Looking through the Chelsea team sheet no longer strikes the fear of god into opponents as it once did. They have good players but not great ones. Tuchel has his side playing a fast, enterprising style of football that creates plenty of openings, but without enough product at the end of it. For me, James and Sterling are the players to watch out for. Interestingly, their line-up today may include both Gallagher and Broja, two players heavily linked with a move across London during the summer, and who partly built their reputations on fine performances against the Hammers in the past.
I suspect a further dose of Moyes caution today by leaving Paqueta and Gianluca Scamacca (if fit and well) on the bench for the first hour. Emerson might well be preferred over Aaron Cresswell but otherwise predict the same starting eleven as on Wednesday. Some have been calling for Jarrod Bowen to be benched but thought he was starting to look a threat again against Tottenham – and the only potential replacement would be to shift Antonio out wide. Pablo Fornals is another who has been dividing opinion. His work on the ball has been well below required levels but I’m convinced Moyes will stick with him due to his tireless pressing off the ball.

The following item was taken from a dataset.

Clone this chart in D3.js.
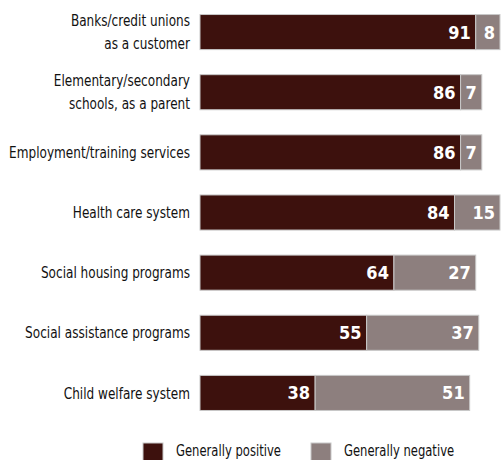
<!DOCTYPE html>
<html><head><meta charset="utf-8">
<script src="https://cdn.jsdelivr.net/npm/d3@7"></script>
<style>
body{margin:0;background:#fff;}
svg{display:block;font-family:"DejaVu Sans Condensed","DejaVu Sans",sans-serif;font-stretch:condensed;}
</style></head>
<body><svg id="chart" width="501" height="460"></svg>
<script>
const categories = [
  ["Banks/credit unions","as a customer"],
  ["Elementary/secondary","schools, as a parent"],
  ["Employment/training services"],
  ["Health care system"],
  ["Social housing programs"],
  ["Social assistance programs"],
  ["Child welfare system"]
];
const positive = [91, 86, 86, 84, 64, 55, 38];
const negative = [8, 7, 7, 15, 27, 37, 51];
const seriesNames = ["Generally positive", "Generally negative"];
const colors = ["#3d110d", "#8d7f7e"];

const svg = d3.select("#chart");
const x = d3.scaleLinear().domain([0, 100]).range([200, 503]);
const y = d3.scaleBand().domain(d3.range(categories.length)).range([2.5, 422.5]).paddingInner(0.4167).paddingOuter(0.2);

const rows = svg.selectAll("g.row").data(categories).join("g").attr("class","row");

rows.each(function(c, i){
  const g = d3.select(this);
  const y0 = y(i), h = y.bandwidth();
  const segs = [
    {v: positive[i], x0: 0, color: colors[0]},
    {v: negative[i], x0: positive[i], color: colors[1]}
  ];
  segs.forEach(s => {
    g.append("rect")
      .attr("x", x(s.x0)).attr("y", y0)
      .attr("width", x(s.x0 + s.v) - x(s.x0)).attr("height", h)
      .attr("fill", s.color).attr("stroke", "#c8c8c8").attr("stroke-width", 1);
    g.append("text")
      .attr("x", x(s.x0 + s.v) - 5).attr("y", y0 + h/2)
      .attr("dy", "0.36em").attr("text-anchor", "end")
      .attr("fill", "#fff").attr("font-weight", "bold").attr("font-size", 18)
      .text(s.v);
  });
  const t = g.append("text").attr("text-anchor","end").attr("fill","#111").attr("font-size",16)
    .attr("transform", `translate(190,0) scale(0.84,1)`);
  const n = c.length;
  c.forEach((line, k) => {
    t.append("tspan").attr("x", 0)
      .attr("y", y0 + h/2 + (k - (n-1)/2) * 23)
      .attr("dy","0.35em").text(line);
  });
});

const legX = [143, 311];
seriesNames.forEach((name, i) => {
  svg.append("rect").attr("x", legX[i]).attr("y", 443).attr("width", 20).attr("height", 20)
    .attr("fill", colors[i]).attr("stroke","#c8c8c8").attr("stroke-width",1);
  svg.append("text").attr("font-size", 15).attr("fill","#111")
    .attr("transform", `translate(${legX[i] + 33},456) scale(0.86,1)`).text(name);
});
</script></body></html>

Quite a few Hammer’s fans I have spoken to are very bullish about today’s game. Their sense that of the two games played this week, away at Chelsea had greater points potential than home to Tottenham. Not sure I fully share that optimism, although the game is there to be won if the attitude is right. A second half performance from the first whistle would be a nice change. The tendency for slow starts and undue respect for once glorious opponents must be flushed from of the system.
If Declan Rice and Thomas Soucek continue their return to form and the excellent Thilo Kehrer and Kurt Zouma remain alert to the forward runs from deep, it could be a profitable afternoon for the boys in claret and blue (or white and orange). I do think, though, that another draw is most likely outcome. COYI!